Some reps explain that shop keepers are fortunate to don their brand.  They believe the benefits of brand association are payment enough.  Others offer shop keepers product vouchers or cash to display their promotional materials.  In either case, many brand representatives strike exclusive deals with shop keepers, to limit the presence of other branding on the shop front.  In businesses with such small margins, these deals are hugely advantageous.  Interactions between brands and shop keepers are not without dispute.  Negotiations for exclusivity are on-going and some shop keepers shared their frustration after waiting months for canopies promised after reps reorganised their displays.  Many are still waiting. 


15 July 2012

Press Gallery

I’m told selling magazines and newspapers is a tough business.  Shopkeepers pay for delivery of the material and margins are low.  This is compounded by print media sales being down overall, owing to so much online information and so many free papers.  Shop-front promotion of print materials helps to some extent.  By occupying a significant portion of the frontage, it also contributes to the texture of shops in the neighbourhood.


Newspapers and magazines are promoted in purpose-built frames – affixed to windows, paper boxes, and exterior walls – and on wooden news boards, which hold headlines behind wire mounts.  Generally, the former are designed for blown-up magazine covers, and the latter for newspaper headlines... but rules are made to be broken.


Newspaper headline posters may be sent to shops through the post and positioned by the shopkeepers themselves, whereas the magazine posters are often placed directly by magazine reps who tend to organise them in multiples for higher impact.


Of course, mobile companies like Lebara and Lyca produce posters that also slip into these frames and have created stickers to capture this space.  Shopkeepers use them for their own unbranded promotions too, and tend to use text instead of image. 


News boards are an enduring part of the high street.  Here, an image taken in 1903, on (a now demolished block of) Marchmont Street, shows an array of headlines... not to mention a good deal of chocolate branding in the adjacent windows.  Everything old is new again.


01 June 2012

Stack in the Box

In front of corner shops, the space between the thresholds and the property line is often furnished with a number of things.  These may include various types of fruit displays, Wall’s signs, lotto displays and signage, newspaper racks, flowers, sandwich boards, and postcard racks, among others. 
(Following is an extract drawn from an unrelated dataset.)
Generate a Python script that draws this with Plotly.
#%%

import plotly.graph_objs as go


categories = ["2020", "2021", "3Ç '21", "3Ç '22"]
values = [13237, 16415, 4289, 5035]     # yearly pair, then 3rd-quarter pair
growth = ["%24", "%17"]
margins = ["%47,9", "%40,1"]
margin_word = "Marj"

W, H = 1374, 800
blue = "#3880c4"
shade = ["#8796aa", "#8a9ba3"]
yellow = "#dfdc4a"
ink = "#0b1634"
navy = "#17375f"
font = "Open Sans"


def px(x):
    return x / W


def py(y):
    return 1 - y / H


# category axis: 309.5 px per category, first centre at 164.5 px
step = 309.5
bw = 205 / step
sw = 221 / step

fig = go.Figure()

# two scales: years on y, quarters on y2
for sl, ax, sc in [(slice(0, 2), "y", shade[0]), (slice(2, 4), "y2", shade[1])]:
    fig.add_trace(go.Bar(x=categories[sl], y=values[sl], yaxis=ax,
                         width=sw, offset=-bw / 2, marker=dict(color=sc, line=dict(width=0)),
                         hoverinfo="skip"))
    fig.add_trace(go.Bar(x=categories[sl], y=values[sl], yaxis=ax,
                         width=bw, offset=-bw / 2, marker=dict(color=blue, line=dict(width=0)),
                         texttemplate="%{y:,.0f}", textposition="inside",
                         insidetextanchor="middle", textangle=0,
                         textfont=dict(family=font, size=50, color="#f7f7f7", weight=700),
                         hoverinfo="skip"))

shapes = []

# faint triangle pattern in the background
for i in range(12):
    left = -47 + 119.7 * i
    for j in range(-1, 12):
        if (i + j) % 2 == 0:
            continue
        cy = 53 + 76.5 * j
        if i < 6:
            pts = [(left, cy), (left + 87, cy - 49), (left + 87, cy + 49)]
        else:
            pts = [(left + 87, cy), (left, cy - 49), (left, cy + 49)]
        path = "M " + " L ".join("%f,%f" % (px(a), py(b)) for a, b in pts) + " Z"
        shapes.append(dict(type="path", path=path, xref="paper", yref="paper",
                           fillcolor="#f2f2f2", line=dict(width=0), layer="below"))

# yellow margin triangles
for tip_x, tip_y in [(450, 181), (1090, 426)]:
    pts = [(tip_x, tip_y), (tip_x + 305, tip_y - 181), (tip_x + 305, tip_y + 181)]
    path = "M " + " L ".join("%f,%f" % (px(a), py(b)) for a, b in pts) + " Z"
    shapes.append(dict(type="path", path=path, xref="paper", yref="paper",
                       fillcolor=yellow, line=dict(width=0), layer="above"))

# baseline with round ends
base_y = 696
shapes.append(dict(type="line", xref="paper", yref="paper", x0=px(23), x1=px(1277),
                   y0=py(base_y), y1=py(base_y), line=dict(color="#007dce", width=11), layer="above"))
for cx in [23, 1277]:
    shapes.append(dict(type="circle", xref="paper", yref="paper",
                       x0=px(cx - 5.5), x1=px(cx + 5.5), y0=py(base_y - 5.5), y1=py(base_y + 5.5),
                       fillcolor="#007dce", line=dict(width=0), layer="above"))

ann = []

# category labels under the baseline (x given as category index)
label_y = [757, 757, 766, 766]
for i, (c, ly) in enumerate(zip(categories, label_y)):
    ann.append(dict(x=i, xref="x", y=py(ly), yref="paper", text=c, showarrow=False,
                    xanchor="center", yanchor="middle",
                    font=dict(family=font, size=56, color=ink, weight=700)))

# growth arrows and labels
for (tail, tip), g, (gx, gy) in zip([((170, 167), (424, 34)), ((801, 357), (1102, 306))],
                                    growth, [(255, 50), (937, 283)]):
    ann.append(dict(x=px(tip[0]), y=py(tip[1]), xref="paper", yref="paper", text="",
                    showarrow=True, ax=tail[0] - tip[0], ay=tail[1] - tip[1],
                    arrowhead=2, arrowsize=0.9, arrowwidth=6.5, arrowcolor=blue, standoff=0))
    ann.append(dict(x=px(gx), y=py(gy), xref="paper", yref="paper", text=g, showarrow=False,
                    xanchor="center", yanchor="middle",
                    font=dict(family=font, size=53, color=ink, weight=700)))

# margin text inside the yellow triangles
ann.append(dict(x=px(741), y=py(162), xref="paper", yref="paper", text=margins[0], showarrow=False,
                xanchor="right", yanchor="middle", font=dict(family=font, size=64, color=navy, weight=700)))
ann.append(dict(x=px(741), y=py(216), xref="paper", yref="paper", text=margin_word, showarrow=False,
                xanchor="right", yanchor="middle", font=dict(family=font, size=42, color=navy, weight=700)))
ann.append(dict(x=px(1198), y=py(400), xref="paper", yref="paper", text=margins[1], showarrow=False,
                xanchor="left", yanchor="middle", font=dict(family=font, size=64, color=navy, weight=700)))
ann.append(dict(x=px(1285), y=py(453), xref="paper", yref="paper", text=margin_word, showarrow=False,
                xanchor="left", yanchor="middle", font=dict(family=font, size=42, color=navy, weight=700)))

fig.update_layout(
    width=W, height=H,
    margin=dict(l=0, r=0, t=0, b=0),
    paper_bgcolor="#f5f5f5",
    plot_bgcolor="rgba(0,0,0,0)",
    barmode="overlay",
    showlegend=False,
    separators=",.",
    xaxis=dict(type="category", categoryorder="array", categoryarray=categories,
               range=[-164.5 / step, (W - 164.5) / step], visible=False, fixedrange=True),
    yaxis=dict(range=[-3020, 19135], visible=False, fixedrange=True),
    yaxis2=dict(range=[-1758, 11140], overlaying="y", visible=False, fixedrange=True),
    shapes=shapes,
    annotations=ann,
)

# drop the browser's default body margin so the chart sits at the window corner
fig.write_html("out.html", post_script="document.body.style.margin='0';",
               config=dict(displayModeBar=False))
While most of these things are moved inside at night, at many corner shops, news agents and kiosks, one large box remains outside.




In my neighbourhood, phone card advertisements are often affixed to these boxes.  Alternatively, they are fashioned with metal and plastic frames used to display current magazine covers.  In either case, they show the layering of stickers, paint, practice, wear and tear.
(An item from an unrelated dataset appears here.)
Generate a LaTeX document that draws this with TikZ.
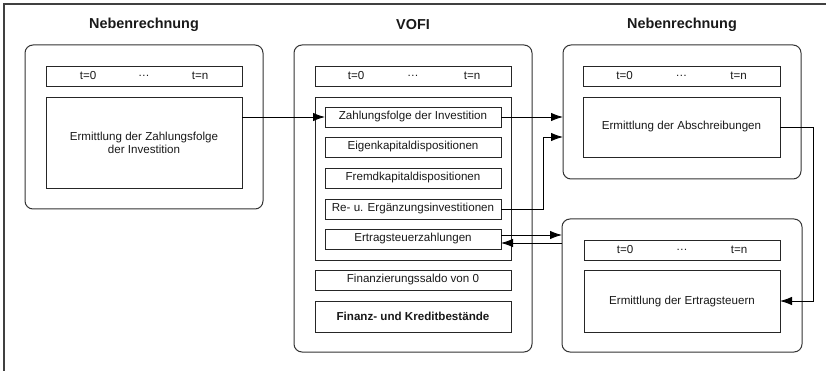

Their mystery was solved at the news agent on Euston Road.  The keeper explained that his large blue metal box is used for early morning newspaper deliveries and as a place to deposit old papers and magazines. 


Then he let me see inside.



01 March 2012

Border state

When I moved to London in autumn 2010, corner shops had bright blue adhesive borders around their windows to advertise the TFL Oyster top-ups available inside. Six months later or so, I noticed Lebara phone card branding had begun occupying this space. The vibrant azure blue is virtually the same in both brands.
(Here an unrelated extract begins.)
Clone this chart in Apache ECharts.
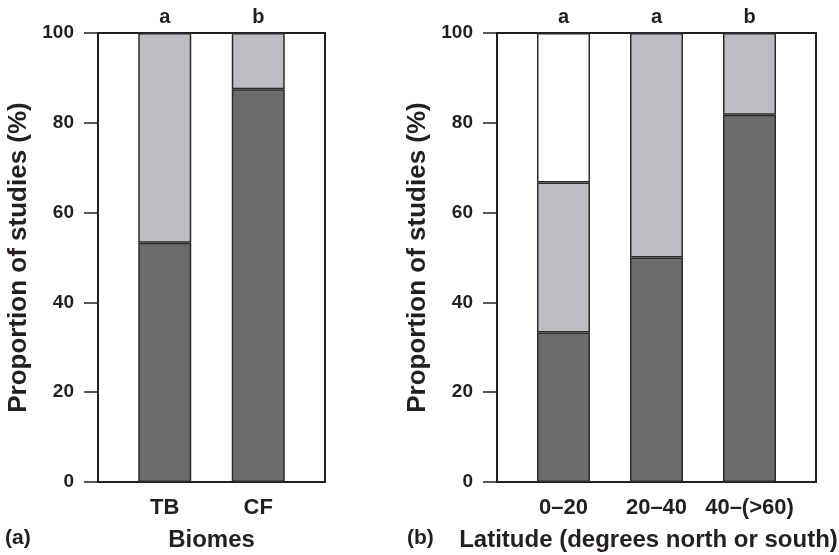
<!DOCTYPE html>
<html>
<head>
<meta charset="utf-8">
<script src="https://cdn.jsdelivr.net/npm/echarts@6/dist/echarts.min.js"></script>
<style>html,body{margin:0;padding:0;background:#fff}#c{width:839px;height:555px}</style>
</head>
<body>
<div id="c"></div>
<script>
// Panel (a)
const biomes = ['TB', 'CF'];
const biomeLetters = ['a', 'b'];
const biomeDark = [53.3, 87.5];
const biomeLight = [46.7, 12.5];
// Panel (b)
const latitudes = ['0\u201320', '20\u201340', '40\u2013(>60)'];
const latLetters = ['a', 'a', 'b'];
const latDark = [33.3, 50, 81.8];
const latLight = [33.4, 50, 18.2];
const latWhite = [33.3, 0, 0];

const FONT = 'Liberation Sans, Arial, sans-serif';
const INK = '#231f20';
const DARK = '#6b6c6e';
const LIGHT = '#bcbdc1';

function frameY(gi) {
  return {
    type: 'value', gridIndex: gi, min: 0, max: 100, interval: 20,
    name: 'Proportion of studies (%)', nameLocation: 'middle', nameGap: 66, nameRotate: 90,
    nameMoveOverlap: false,
    nameTextStyle: { fontFamily: FONT, fontWeight: 'bold', fontSize: 26, color: INK },
    axisLine: { show: true, lineStyle: { color: INK, width: 2 } },
    axisTick: { show: true, inside: false, length: 14, lineStyle: { color: INK, width: 1.5 } },
    axisLabel: { margin: 24, fontFamily: FONT, fontWeight: 'bold', fontSize: 19, color: INK },
    splitLine: { show: false }
  };
}
function hiddenY(gi) {
  return { type: 'value', gridIndex: gi, min: 0, max: 100, show: false, splitLine: { show: false } };
}
function frameX(gi) {
  return { type: 'value', gridIndex: gi, show: false, splitLine: { show: false } };
}
function catBottom(gi, cats, name, namePad) {
  return {
    type: 'category', gridIndex: gi, position: 'bottom', data: cats,
    name: name, nameLocation: 'middle', nameGap: 46, nameMoveOverlap: false,
    nameTextStyle: { fontFamily: FONT, fontWeight: 'bold', fontSize: 24, color: INK, padding: namePad },
    axisLine: { show: false }, axisTick: { show: false }, splitLine: { show: false },
    axisLabel: { margin: 15, interval: 0, fontFamily: FONT, fontWeight: 'bold', fontSize: 22, color: INK }
  };
}
function catTop(gi, letters) {
  return {
    type: 'category', gridIndex: gi, position: 'top', data: letters,
    axisLine: { show: false }, axisTick: { show: false }, splitLine: { show: false },
    axisLabel: { margin: 6, interval: 0, fontFamily: FONT, fontWeight: 'bold', fontSize: 20, color: INK }
  };
}
function bar(name, xi, yi, data, color, stack) {
  return {
    type: 'bar', name: name, xAxisIndex: xi, yAxisIndex: yi, stack: stack, barWidth: 53,
    data: data,
    itemStyle: { color: color, borderColor: '#2b2b2b', borderWidth: 1.5 },
    emphasis: { disabled: true }, animation: false
  };
}

const chart = echarts.init(document.getElementById('c'), null, { renderer: 'canvas' });
chart.setOption({
  animation: false,
  grid: [
    { left: 98, top: 33, width: 227, height: 449, outerBoundsMode: 'none', containLabel: false, show: true, borderColor: INK, borderWidth: 2, backgroundColor: 'transparent' },
    { left: 118, top: 33, width: 187, height: 449, outerBoundsMode: 'none', containLabel: false },
    { left: 497, top: 33, width: 319, height: 449, outerBoundsMode: 'none', containLabel: false, show: true, borderColor: INK, borderWidth: 2, backgroundColor: 'transparent' },
    { left: 517, top: 33, width: 279, height: 449, outerBoundsMode: 'none', containLabel: false }
  ],
  xAxis: [
    frameX(0),
    catBottom(1, biomes, 'Biomes', [0, 0, 0, 0]),
    catTop(1, biomeLetters),
    frameX(2),
    catBottom(3, latitudes, 'Latitude (degrees north or south)', [0, 16, 0, 0]),
    catTop(3, latLetters)
  ],
  yAxis: [frameY(0), hiddenY(1), frameY(2), hiddenY(3)],
  series: [
    bar('dark', 1, 1, biomeDark, DARK, 'a'),
    bar('light', 1, 1, biomeLight, LIGHT, 'a'),
    bar('dark', 4, 3, latDark, DARK, 'b'),
    bar('light', 4, 3, latLight, LIGHT, 'b'),
    bar('white', 4, 3, latWhite, '#ffffff', 'b')
  ],
  graphic: [
    { type: 'text', left: 5, top: 528, style: { text: '(a)', fontFamily: FONT, fontWeight: 'bold', fontSize: 21, fill: INK } },
    { type: 'text', left: 407, top: 528, style: { text: '(b)', fontFamily: FONT, fontWeight: 'bold', fontSize: 21, fill: INK } }
  ]
});
</script>
</body>
</html>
Outside of my study area, but along an often travelled route, shop keepers on Edgware Road combine the Oyster and Lebara borders.  It is a very clever – and virtually seamless – merging of branded material. (Very exciting!)

 
In the last few months it seems Lebara has been upstaged by Lyca, another phone company, which has been increasingly occupying this edge space.  Their blue is more cobalt in hue. 


Recently Oyster stepped up and designed a flashier border, which uses the azure and cobalt blues on the Oyster logo card.  The cobalt matching the Lyca logo quite well.  



Like the shop on Edgware Road, the shops in Bloomsbury/King's Cross area show some amazing mash-ups of this material.  In the image below, Oyster, Lyca, and Lebara collide.

Wall's has also become part of the shop window borderlands.